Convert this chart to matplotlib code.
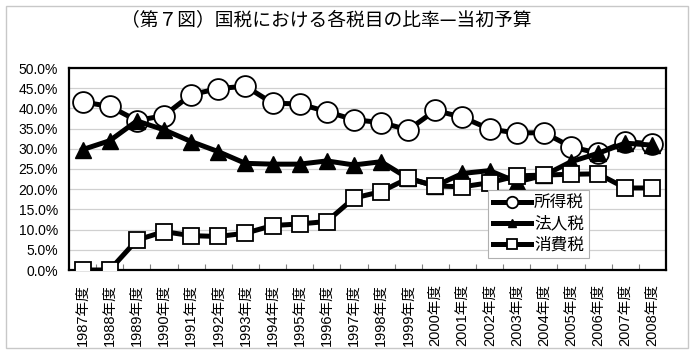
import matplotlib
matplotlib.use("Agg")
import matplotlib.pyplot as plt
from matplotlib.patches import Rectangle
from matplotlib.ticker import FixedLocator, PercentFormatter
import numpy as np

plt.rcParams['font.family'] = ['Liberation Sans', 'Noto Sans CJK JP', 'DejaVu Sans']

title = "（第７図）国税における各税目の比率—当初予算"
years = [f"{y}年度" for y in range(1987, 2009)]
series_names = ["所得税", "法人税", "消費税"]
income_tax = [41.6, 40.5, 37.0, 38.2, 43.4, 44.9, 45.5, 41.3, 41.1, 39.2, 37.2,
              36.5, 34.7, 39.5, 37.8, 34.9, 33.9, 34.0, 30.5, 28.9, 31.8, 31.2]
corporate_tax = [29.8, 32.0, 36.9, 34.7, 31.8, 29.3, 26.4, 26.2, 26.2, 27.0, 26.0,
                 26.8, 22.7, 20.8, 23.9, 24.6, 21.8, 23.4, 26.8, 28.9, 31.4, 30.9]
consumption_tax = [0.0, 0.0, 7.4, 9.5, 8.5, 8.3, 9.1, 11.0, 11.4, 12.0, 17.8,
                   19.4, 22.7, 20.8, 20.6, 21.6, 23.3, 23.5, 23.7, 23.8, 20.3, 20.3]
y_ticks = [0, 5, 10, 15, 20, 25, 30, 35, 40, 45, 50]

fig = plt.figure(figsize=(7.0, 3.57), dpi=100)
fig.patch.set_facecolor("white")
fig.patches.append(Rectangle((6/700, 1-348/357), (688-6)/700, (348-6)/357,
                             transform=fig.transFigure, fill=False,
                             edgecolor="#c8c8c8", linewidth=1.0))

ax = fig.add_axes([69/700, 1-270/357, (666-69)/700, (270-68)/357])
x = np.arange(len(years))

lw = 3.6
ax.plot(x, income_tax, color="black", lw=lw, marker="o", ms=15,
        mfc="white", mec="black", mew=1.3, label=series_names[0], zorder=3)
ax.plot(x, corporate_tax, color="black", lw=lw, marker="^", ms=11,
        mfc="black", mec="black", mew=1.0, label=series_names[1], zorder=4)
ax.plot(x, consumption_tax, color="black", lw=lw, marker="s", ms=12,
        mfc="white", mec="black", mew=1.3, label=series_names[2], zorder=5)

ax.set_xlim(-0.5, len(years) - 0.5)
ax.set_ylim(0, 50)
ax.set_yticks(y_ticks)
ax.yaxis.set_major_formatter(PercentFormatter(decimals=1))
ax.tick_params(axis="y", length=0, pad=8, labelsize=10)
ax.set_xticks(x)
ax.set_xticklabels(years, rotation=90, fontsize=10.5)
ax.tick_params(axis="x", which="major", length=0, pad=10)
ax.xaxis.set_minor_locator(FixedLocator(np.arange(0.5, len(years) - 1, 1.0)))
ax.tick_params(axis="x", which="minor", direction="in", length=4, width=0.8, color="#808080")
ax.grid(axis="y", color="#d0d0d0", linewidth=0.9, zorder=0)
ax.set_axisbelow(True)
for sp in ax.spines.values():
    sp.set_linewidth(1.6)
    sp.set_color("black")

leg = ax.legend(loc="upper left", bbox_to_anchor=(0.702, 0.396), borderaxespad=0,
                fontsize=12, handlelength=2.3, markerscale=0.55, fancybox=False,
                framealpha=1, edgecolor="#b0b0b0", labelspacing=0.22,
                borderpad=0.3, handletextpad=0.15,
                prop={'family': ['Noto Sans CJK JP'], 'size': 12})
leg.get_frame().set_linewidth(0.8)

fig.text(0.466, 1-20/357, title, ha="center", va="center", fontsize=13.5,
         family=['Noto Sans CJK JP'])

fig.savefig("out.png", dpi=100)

** Problem to solve **
Repeat the data exactly, excluding the pictures.

** The completed task **
Convert this chart to matplotlib code.
import matplotlib
matplotlib.use("Agg")
import matplotlib.pyplot as plt
from matplotlib.patches import Rectangle
from matplotlib.ticker import FixedLocator, PercentFormatter
import numpy as np

plt.rcParams['font.family'] = ['Liberation Sans', 'Noto Sans CJK JP', 'DejaVu Sans']

title = "（第７図）国税における各税目の比率—当初予算"
years = [f"{y}年度" for y in range(1987, 2009)]
series_names = ["所得税", "法人税", "消費税"]
income_tax = [41.6, 40.5, 37.0, 38.2, 43.4, 44.9, 45.5, 41.3, 41.1, 39.2, 37.2,
              36.5, 34.7, 39.5, 37.8, 34.9, 33.9, 34.0, 30.5, 28.9, 31.8, 31.2]
corporate_tax = [29.8, 32.0, 36.9, 34.7, 31.8, 29.3, 26.4, 26.2, 26.2, 27.0, 26.0,
                 26.8, 22.7, 20.8, 23.9, 24.6, 21.8, 23.4, 26.8, 28.9, 31.4, 30.9]
consumption_tax = [0.0, 0.0, 7.4, 9.5, 8.5, 8.3, 9.1, 11.0, 11.4, 12.0, 17.8,
                   19.4, 22.7, 20.8, 20.6, 21.6, 23.3, 23.5, 23.7, 23.8, 20.3, 20.3]
y_ticks = [0, 5, 10, 15, 20, 25, 30, 35, 40, 45, 50]

fig = plt.figure(figsize=(7.0, 3.57), dpi=100)
fig.patch.set_facecolor("white")
fig.patches.append(Rectangle((6/700, 1-348/357), (688-6)/700, (348-6)/357,
                             transform=fig.transFigure, fill=False,
                             edgecolor="#c8c8c8", linewidth=1.0))

ax = fig.add_axes([69/700, 1-270/357, (666-69)/700, (270-68)/357])
x = np.arange(len(years))

lw = 3.6
ax.plot(x, income_tax, color="black", lw=lw, marker="o", ms=15,
        mfc="white", mec="black", mew=1.3, label=series_names[0], zorder=3)
ax.plot(x, corporate_tax, color="black", lw=lw, marker="^", ms=11,
        mfc="black", mec="black", mew=1.0, label=series_names[1], zorder=4)
ax.plot(x, consumption_tax, color="black", lw=lw, marker="s", ms=12,
        mfc="white", mec="black", mew=1.3, label=series_names[2], zorder=5)

ax.set_xlim(-0.5, len(years) - 0.5)
ax.set_ylim(0, 50)
ax.set_yticks(y_ticks)
ax.yaxis.set_major_formatter(PercentFormatter(decimals=1))
ax.tick_params(axis="y", length=0, pad=8, labelsize=10)
ax.set_xticks(x)
ax.set_xticklabels(years, rotation=90, fontsize=10.5)
ax.tick_params(axis="x", which="major", length=0, pad=10)
ax.xaxis.set_minor_locator(FixedLocator(np.arange(0.5, len(years) - 1, 1.0)))
ax.tick_params(axis="x", which="minor", direction="in", length=4, width=0.8, color="#808080")
ax.grid(axis="y", color="#d0d0d0", linewidth=0.9, zorder=0)
ax.set_axisbelow(True)
for sp in ax.spines.values():
    sp.set_linewidth(1.6)
    sp.set_color("black")

leg = ax.legend(loc="upper left", bbox_to_anchor=(0.702, 0.396), borderaxespad=0,
                fontsize=12, handlelength=2.3, markerscale=0.55, fancybox=False,
                framealpha=1, edgecolor="#b0b0b0", labelspacing=0.22,
                borderpad=0.3, handletextpad=0.15,
                prop={'family': ['Noto Sans CJK JP'], 'size': 12})
leg.get_frame().set_linewidth(0.8)

fig.text(0.466, 1-20/357, title, ha="center", va="center", fontsize=13.5,
         family=['Noto Sans CJK JP'])

fig.savefig("out.png", dpi=100)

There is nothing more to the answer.